━━━━━ Data for the task ━━━━━

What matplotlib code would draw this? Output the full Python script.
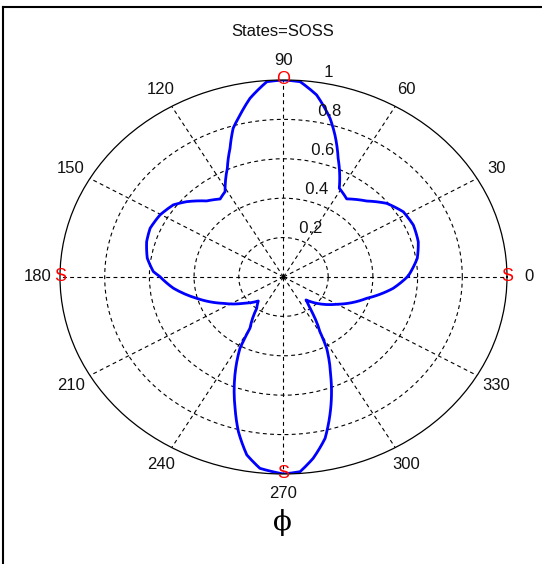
import matplotlib.pyplot as plt
import numpy as np
from matplotlib.lines import Line2D

# Pattern (angle in degrees, normalised radius)
theta_deg = [0.5, 9.0, 16.5, 24.4, 31.7, 39.0, 46.0, 54.5, 61.0, 67.9,
             72.3, 75.5, 80.9, 85.7, 90.0, 94.3, 99.4, 103.3, 106.6, 110.1,
             114.5, 121.1, 125.6, 131.7, 138.6, 143.4, 150.3, 157.5, 163.7, 171.1,
             177.3, 179.8, 186.6, 195.6, 206.4, 216.6, 227.2, 233.0, 240.0, 241.7,
             246.4, 252.0, 255.6, 259.7, 263.8, 270.0, 274.3, 278.2, 282.8, 286.5,
             293.0, 298.1, 300.4, 306.7, 310.8, 318.0, 329.8, 343.8, 353.3, 360.5]
radius = [0.558, 0.606, 0.629, 0.638, 0.630, 0.594, 0.536, 0.487, 0.515, 0.650,
          0.757, 0.832, 0.936, 0.994, 1.000, 0.994, 0.919, 0.845, 0.788, 0.696,
          0.606, 0.506, 0.487, 0.517, 0.578, 0.614, 0.636, 0.646, 0.638, 0.617,
          0.583, 0.553, 0.496, 0.403, 0.301, 0.224, 0.166, 0.199, 0.300, 0.411,
          0.543, 0.701, 0.811, 0.918, 0.977, 1.000, 0.991, 0.930, 0.840, 0.731,
          0.540, 0.410, 0.322, 0.198, 0.154, 0.200, 0.275, 0.388, 0.494, 0.558]

# states at 0, 90, 180, 270 degrees
state_angles = [0, 90, 180, 270]
state_letters = ['S', 'O', 'S', 'S']

angle_ticks = list(range(0, 360, 30))
r_ticks = [0.2, 0.4, 0.6, 0.8, 1.0]
r_tick_labels = ['0.2', '0.4', '0.6', '0.8', '1']

plt.rcParams['font.family'] = ['Liberation Sans', 'DejaVu Sans']
txt_col = '#111111'

fig = plt.figure(figsize=(5.42, 5.64), dpi=100)
ax = fig.add_axes([0.1107, 0.1596, 0.8247, 0.6986], projection='polar')
ax.set_aspect('auto')
ax.set_ylim(0, 1)

ax.set_rgrids(r_ticks[:-1], labels=[])
ax.set_thetagrids(angle_ticks, labels=[])
ax.grid(True, color='k', linestyle=(0, (3.5, 3)), linewidth=0.8)
ax.spines['polar'].set_color('k')
ax.spines['polar'].set_linewidth(0.9)
ax.tick_params(length=0)

line, = ax.plot(np.deg2rad(theta_deg), radius, color='blue', linewidth=2.0)
# draw each segment as a polar arc rather than a straight chord
line.get_path()._interpolation_steps = 8

# angle labels (MATLAB style, at 1.1 * rmax)
for a in angle_ticks:
    ax.text(np.deg2rad(a), 1.1, str(a), ha='center', va='center',
            fontsize=12, color=txt_col, clip_on=False)

# radius labels along 82 degrees
for rv, lab in zip(r_ticks, r_tick_labels):
    ax.text(np.deg2rad(82), rv + 0.01, '  ' + lab, ha='left', va='bottom',
            fontsize=12, color=txt_col, clip_on=False)

for a, s in zip(state_angles, state_letters):
    ax.text(np.deg2rad(a), 1.0, s, ha='center', va='center',
            fontsize=13, color='red', clip_on=False)

fig.text(0.521, 1 - 32 / 564, 'States=SOSS', ha='center', va='center',
         fontsize=12, color=txt_col)
fig.text(0.521, 1 - 522 / 564, '\u03d5', ha='center', va='center',
         fontsize=20, family='DejaVu Serif', color='k')

# frame lines of the screenshot (top and left)
fig.add_artist(Line2D([3 / 542, 3 / 542], [0, 1 - 7 / 564], color='k', linewidth=1.5))
fig.add_artist(Line2D([3 / 542, 1], [1 - 7 / 564, 1 - 7 / 564], color='k', linewidth=1.5))

fig.savefig('out.png', dpi=100)
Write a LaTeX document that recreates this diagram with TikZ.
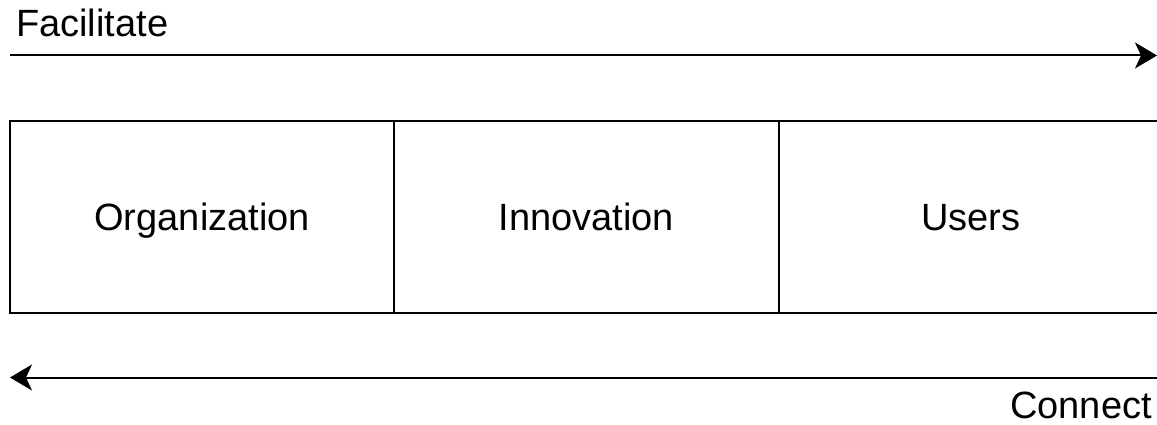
\documentclass[tikz,border=0pt]{standalone}
\usepackage{fontspec}
\setmainfont{Liberation Sans}
\usetikzlibrary{arrows.meta}
\begin{document}
\begin{tikzpicture}[x=1pt,y=-1pt,
  cell/.style={draw=black, line width=2pt, minimum width=384.3pt, minimum height=192pt, inner sep=0pt, outer sep=0pt, text height=27pt, text depth=1pt, font=\fontsize{38}{40}\selectfont, anchor=north west},
  flow/.style={draw=black, line width=2pt, -{Stealth[length=22pt, width=26pt, inset=6pt]}},
  lbl/.style={font=\fontsize{38}{40}\selectfont, inner sep=0pt}]
\useasboundingbox (0,0) rectangle (1157,425);
\node[cell] (org) at (10,121) {Organization};
\node[cell] (inn) at (394.3,121) {Innovation};
\node[cell] (usr) at (778.6,121) {Users};
\coordinate (fs) at (10,55.5);
\coordinate (fe) at (1157,55.5);
\coordinate (cs) at (1157,377.5);
\coordinate (ce) at (10,377.5);
\draw[flow] (fs) -- (fe);
\draw[flow] (cs) -- (ce);
\node[lbl, anchor=base west] (fac) at (16,37) {Facilitate};
\node[lbl, anchor=base east] (con) at (1152,418) {Connect};
\end{tikzpicture}
\end{document}
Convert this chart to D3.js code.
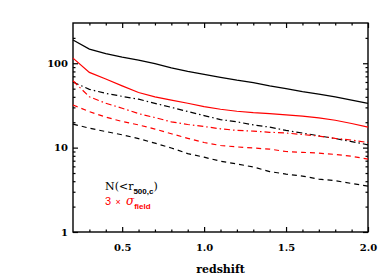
<!DOCTYPE html>
<html>
<head>
<meta charset="utf-8">
<script src="https://cdn.jsdelivr.net/npm/d3@7"></script>
<style>
  body { margin: 0; background: #fff; }
  svg { display: block; }
  .axis path, .axis line { stroke: #000; }
  .axis text { font-family: "DejaVu Serif", serif; font-weight: bold; font-size: 10px; fill: #000; }
</style>
</head>
<body>
<svg id="chart"></svg>
<script>
// redshift grid of the curves
const redshift = [0.2, 0.3, 0.4, 0.5, 0.6, 0.7, 0.8, 0.9, 1.0, 1.1, 1.2, 1.3, 1.4, 1.5, 1.6, 1.7, 1.8, 1.9, 2.0];

// N(<r500,c) curves (black) and 3 x sigma_field curves (red)
const nSolid   = [189, 147, 130, 118, 109, 99, 88, 80, 74, 68, 63, 59, 54, 50, 46, 43, 40, 36.5, 33.5];
const nDashDot = [60, 49, 44, 40.5, 37.5, 33.5, 30, 26.8, 24, 21.5, 20.2, 18.6, 17.5, 16, 14.9, 13.8, 12.8, 11.8, 10.8];
const nDashed  = [19, 17, 15.5, 14.2, 12.8, 11.3, 9.9, 8.5, 7.7, 6.9, 6.4, 5.9, 5.2, 4.86, 4.6, 4.24, 4.05, 3.76, 3.5];
const sSolid   = [115, 78, 65, 54, 45, 40, 36.5, 33.6, 30.6, 28.5, 27, 26, 25.3, 24.4, 23.6, 22.5, 21.1, 19.3, 17.5];
const sDashDot = [62, 40, 33.6, 29.3, 25.3, 22.7, 20.2, 18.8, 17.8, 16.7, 16, 15.7, 15.2, 14.9, 14.3, 13.7, 12.9, 12.3, 11.5];
const sDashed  = [32, 26.7, 23, 20.4, 18.6, 16.6, 14.6, 12.9, 11.5, 10.6, 10.2, 9.9, 9.6, 9.0, 8.8, 8.6, 8.3, 7.9, 7.3];

// tick values
const xMajor = [0.5, 1.0, 1.5, 2.0];
const xMinor = [0.3, 0.4, 0.6, 0.7, 0.8, 0.9, 1.1, 1.2, 1.3, 1.4, 1.6, 1.7, 1.8, 1.9];
const yMajor = [1, 10, 100];
const yMinor = [2, 3, 4, 5, 6, 7, 8, 9, 20, 30, 40, 50, 60, 70, 80, 90, 200];

let svgWidth = 390, svgHeight = 279
let margin = {left: 73, right: 22, top: 23, bottom: 47}
let width = svgWidth - margin.left - margin.right
let height = svgHeight - margin.top - margin.bottom

let svg = d3.select("#chart")
    .attr("width", svgWidth)
    .attr("height", svgHeight)

let g = svg.append("g")
    .attr("transform", `translate(${margin.left}, ${margin.top})`)

let xScale = d3.scaleLinear().domain([0.2, 2.0]).range([0, width])
let yScale = d3.scaleLog().domain([1, 300]).range([height, 0])

// axes: ticks point inward, mirrored on top and right
function addAxis(axisFn, scale, major, minor, transform, labels, pad) {
    let ax = g.append("g").attr("class", "axis").attr("transform", transform)
    ax.call(axisFn(scale).tickValues(minor).tickSizeInner(-2.5).tickSizeOuter(0).tickFormat(""))
    ax.select(".domain").remove()
    let ax2 = g.append("g").attr("class", "axis").attr("transform", transform)
    ax2.call(axisFn(scale).tickValues(major).tickSizeInner(-5).tickSizeOuter(0).tickPadding(pad)
        .tickFormat(labels ? (d => labels(d)) : ""))
    ax2.select(".domain").remove()
}
addAxis(d3.axisBottom, xScale, xMajor, xMinor, `translate(0, ${height})`, d3.format(".1f"), 11.5)
addAxis(d3.axisTop, xScale, xMajor, xMinor, `translate(0, 0)`, null, 0)
addAxis(d3.axisLeft, yScale, yMajor, yMinor, `translate(0, 0)`, d3.format("d"), 5)
addAxis(d3.axisRight, yScale, yMajor, yMinor, `translate(${width}, 0)`, null, 0)

g.selectAll(".axis line").attr("stroke-width", 1.2)

// frame
g.append("rect")
    .attr("width", width).attr("height", height)
    .attr("fill", "none").attr("stroke", "#000").attr("stroke-width", 1.4)

// curves
let line = d3.line()
    .x((d, i) => xScale(redshift[i]))
    .y(d => yScale(d))

let curves = [
    {values: nSolid, color: "#000", dash: null},
    {values: nDashDot, color: "#000", dash: "6,3,1.5,3"},
    {values: nDashed, color: "#000", dash: "5,4"},
    {values: sSolid, color: "#ff0000", dash: null},
    {values: sDashDot, color: "#ff0000", dash: "6,3,1.5,3"},
    {values: sDashed, color: "#ff0000", dash: "5,4"}
]

g.selectAll(".curve")
    .data(curves)
    .enter()
    .append("path")
    .attr("class", "curve")
    .attr("d", c => line(c.values))
    .attr("fill", "none")
    .attr("stroke", c => c.color)
    .attr("stroke-width", 1.2)
    .attr("stroke-dasharray", c => c.dash)

// x axis title
svg.append("text")
    .attr("x", xScale(1.1) + margin.left)
    .attr("y", 272.5)
    .attr("text-anchor", "middle")
    .style("font-family", "'DejaVu Serif', serif")
    .style("font-weight", "bold")
    .style("font-size", "11px")
    .text("redshift")

// legend
let leg1 = svg.append("text")
    .attr("x", 105).attr("y", 190)
    .style("font-family", "'DejaVu Serif', serif")
    .style("font-size", "11px")
leg1.append("tspan").text("N(<r")
leg1.append("tspan").attr("dy", 4)
    .style("font-family", "'Liberation Sans', sans-serif").style("font-weight", "bold").style("font-size", "8px")
    .text("500,c")
leg1.append("tspan").attr("dy", -4).text(")")

let leg2 = svg.append("text")
    .attr("x", 105).attr("y", 205)
    .attr("fill", "#ff0000")
    .style("font-family", "'Liberation Sans', sans-serif")
    .style("font-size", "11px")
leg2.append("tspan").text("3")
leg2.append("tspan").attr("x", 115.5).style("font-size", "9px").text("×")
leg2.append("tspan").attr("x", 126).style("font-style", "italic").style("font-family", "'DejaVu Serif', serif")
    .style("font-size", "12px").text("σ")
leg2.append("tspan").attr("dy", 4).style("font-weight", "bold").style("font-size", "8px").text("field")
</script>
</body>
</html>
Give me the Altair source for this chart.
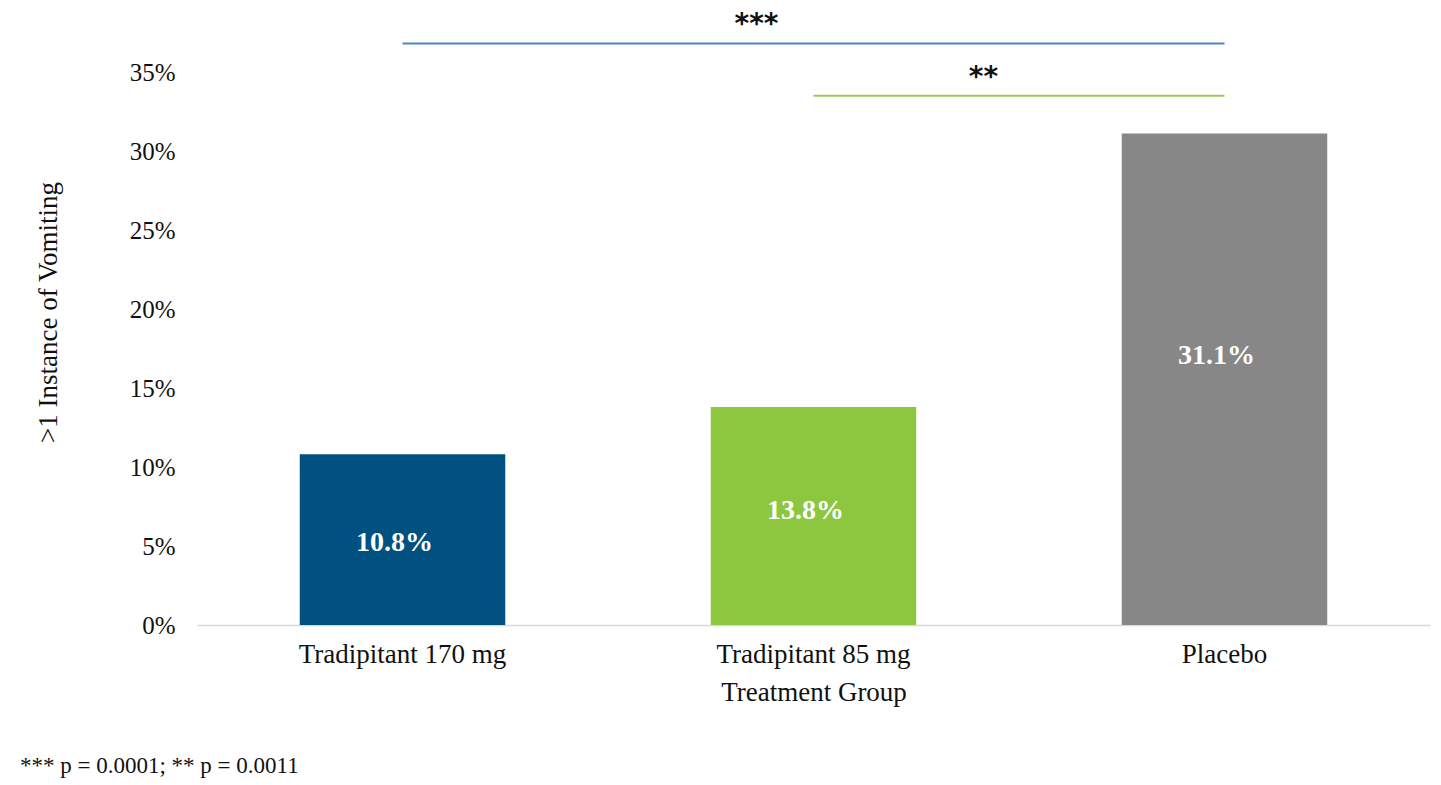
import altair as alt
import pandas as pd

categories = ["Tradipitant 170 mg", "Tradipitant 85 mg", "Placebo"]
values = [0.108, 0.138, 0.311]
labels = ["10.8%", "13.8%", "31.1%"]
label_at = [0.052, 0.072, 0.170]
colors = ["#00517f", "#8dc63f", "#878787"]

sig_start = ["Tradipitant 170 mg", "Tradipitant 85 mg"]
sig_end = ["Placebo", "Placebo"]
sig_level = [0.368, 0.335]
sig_text = ["***", "**"]
sig_text_at = [0.3886, 0.3551]
sig_colors = ["#4f86bf", "#9cc85c"]
footnote_text = "*** p = 0.0001; ** p = 0.0011"

FONT = "Liberation Serif"

bars_df = pd.DataFrame({"group": categories, "value": values, "label": labels, "label_at": label_at})
sig_df = pd.DataFrame({"start": sig_start, "end": sig_end, "level": sig_level,
                       "text": sig_text, "text_at": sig_text_at, "color": sig_colors})

xscale = alt.Scale(domain=categories, paddingInner=0.5, paddingOuter=0.25)
yscale = alt.Scale(domain=[0, 0.35], nice=False)

x_enc = alt.X("group:N", scale=xscale, sort=categories,
              axis=alt.Axis(title="Treatment Group", labelAngle=0, labelFont=FONT, labelFontSize=27,
                            labelLimit=0, labelColor="#111", titleFont=FONT, titleFontSize=27,
                            titleFontWeight="normal", titleColor="#111", labelPadding=16,
                            titlePadding=12, ticks=False, domainColor="#d9d9d9", domainWidth=1.5,
                            grid=False))
y_enc = alt.Y("value:Q", scale=yscale,
              axis=alt.Axis(title=">1 Instance of Vomiting", format=".0%",
                            values=[0, 0.05, 0.1, 0.15, 0.2, 0.25, 0.3, 0.35],
                            labelFont=FONT, labelFontSize=25, labelColor="#111", titleFont=FONT,
                            titleFontSize=27, titleFontWeight="normal", titleColor="#111",
                            ticks=False, domain=False, grid=False, labelPadding=22,
                            titleX=-149, titleY=240, titleAnchor="middle", titleBaseline="middle"))

bars = alt.Chart(bars_df).mark_bar().encode(
    x=x_enc, y=y_enc,
    color=alt.Color("group:N", scale=alt.Scale(domain=categories, range=colors), legend=None),
)

bar_labels = alt.Chart(bars_df).mark_text(font=FONT, fontSize=28, fontWeight="bold", color="white",
                                          baseline="middle", dx=-8).encode(
    x=alt.X("group:N", scale=xscale, sort=categories),
    y=alt.Y("label_at:Q", scale=yscale),
    text="label:N",
)

sig_lines = alt.Chart(sig_df).mark_rule(strokeWidth=2).encode(
    x=alt.X("start:N", scale=xscale),
    x2="end:N",
    y=alt.Y("level:Q", scale=yscale),
    color=alt.Color("color:N", scale=None),
)

star1 = alt.Chart(sig_df.iloc[[0]]).mark_text(font="DejaVu Sans", fontSize=28, fontWeight="bold",
                                               color="#111", baseline="top", dx=-468).encode(
    x=alt.X("end:N", scale=xscale), y=alt.Y("text_at:Q", scale=yscale), text="text:N")
star2 = alt.Chart(sig_df.iloc[[1]]).mark_text(font="DejaVu Sans", fontSize=28, fontWeight="bold",
                                               color="#111", baseline="top", dx=-241).encode(
    x=alt.X("end:N", scale=xscale), y=alt.Y("text_at:Q", scale=yscale), text="text:N")

footnote = alt.Chart(bars_df.iloc[[0]]).mark_text(
    text=footnote_text, font=FONT, fontSize=23, color="#111",
    align="left", baseline="middle").encode(x=alt.value(-177), y=alt.value(694))

chart = alt.layer(bars, bar_labels, sig_lines, star1, star2, footnote).properties(
    width=1233, height=553,
    background="white",
    autosize=alt.AutoSizeParams(type="none"),
    padding={"left": 189, "top": 64, "right": 3, "bottom": 160},
).configure_view(stroke=None)

chart.save("out.html", embed_options={"renderer": "svg", "actions": False})
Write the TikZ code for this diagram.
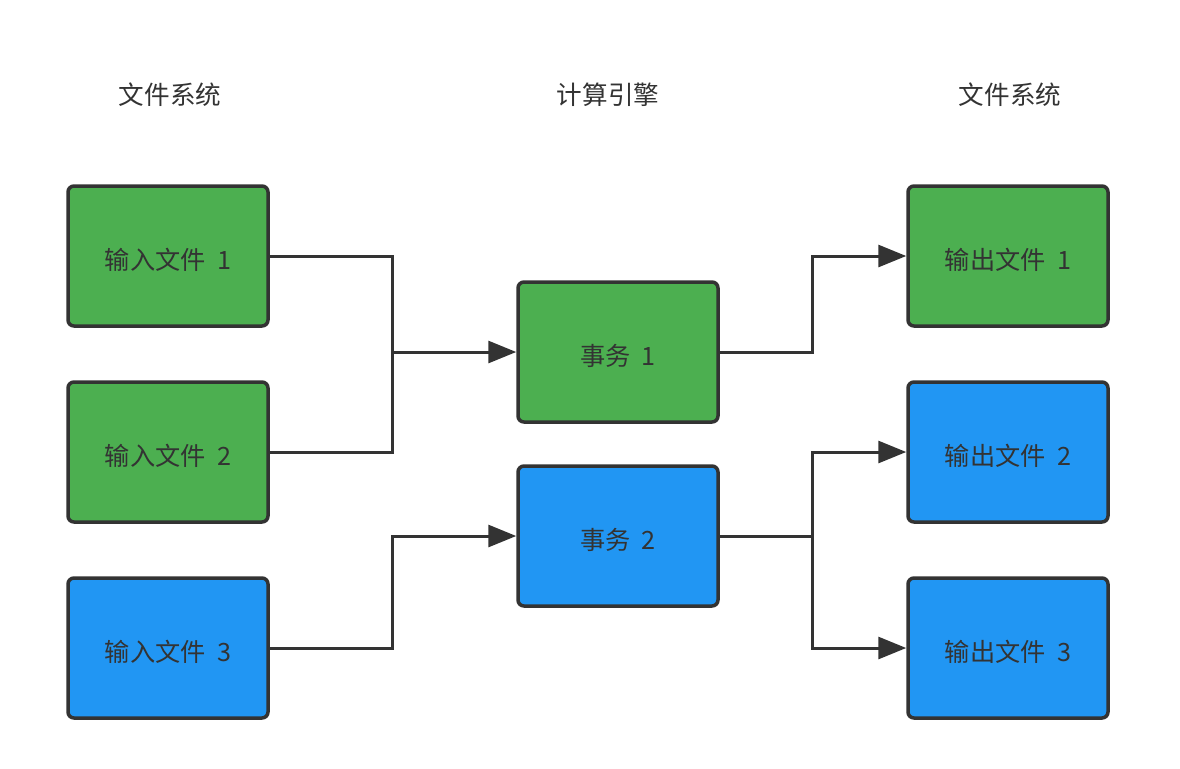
\documentclass[tikz,border=0pt]{standalone}
\usepackage{fontspec}
\setmainfont{Noto Sans CJK SC}
\usetikzlibrary{arrows.meta}
\definecolor{gfill}{HTML}{4CAF50}
\definecolor{bfill}{HTML}{2196F3}
\definecolor{dk}{HTML}{333333}
\begin{document}
\begin{tikzpicture}[x=0.5pt,y=-0.5pt,
  box/.style={draw=dk,line width=1.75pt,rounded corners=3pt,minimum width=100pt,minimum height=70pt,inner sep=0pt,text=dk,font=\fontsize{12.6pt}{14pt}\selectfont,text height=13.2pt,text depth=0pt},
  gbox/.style={box,fill=gfill},
  bbox/.style={box,fill=bfill},
  title/.style={text=dk,font=\fontsize{12.8pt}{15pt}\selectfont},
  conn/.style={draw=dk,line width=1.5pt},
  arr/.style={conn,-{Triangle[length=14pt,width=11pt]}}]
\useasboundingbox (0,0) rectangle (1180,768);
\node[title] (t1) at (170,95) {文件系统};
\node[title] (t2) at (608,95) {计算引擎};
\node[title] (t3) at (1010,95) {文件系统};
\node[gbox] (i1) at (168,256) {输入文件\hspace{0.45em}1};
\node[gbox] (i2) at (168,452) {输入文件\hspace{0.45em}2};
\node[bbox] (i3) at (168,648) {输入文件\hspace{0.45em}3};
\node[gbox] (j1) at (618,352) {事务\hspace{0.45em}1};
\node[bbox] (j2) at (618,536) {事务\hspace{0.45em}2};
\node[gbox] (o1) at (1008,256) {输出文件\hspace{0.45em}1};
\node[bbox] (o2) at (1008,452) {输出文件\hspace{0.45em}2};
\node[bbox] (o3) at (1008,648) {输出文件\hspace{0.45em}3};
\coordinate (m1) at (392,352);
\coordinate (m2) at (812,536);
\draw[conn] (i1.east) -| (m1);
\draw[conn] (i2.east) -| (m1);
\draw[arr] (m1) -- (j1.west);
\draw[arr] (i3.east) -| (392,536) -- (j2.west);
\draw[arr] (j1.east) -| (812,256) -- (o1.west);
\draw[conn] (j2.east) -- (m2);
\draw[arr] (m2) |- (o2.west);
\draw[arr] (m2) |- (o3.west);
\end{tikzpicture}
\end{document}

━━━━━

- _Stated problem_
Gather all the lines that include the word "this" and copy them out.

- _The answer_
What matplotlib code would draw this? Output the full Python script.
Write a LaTeX document that recreates this diagram with TikZ.
Convert this chart to D3.js code.
Give me the Altair source for this chart.
Write the TikZ code for this diagram.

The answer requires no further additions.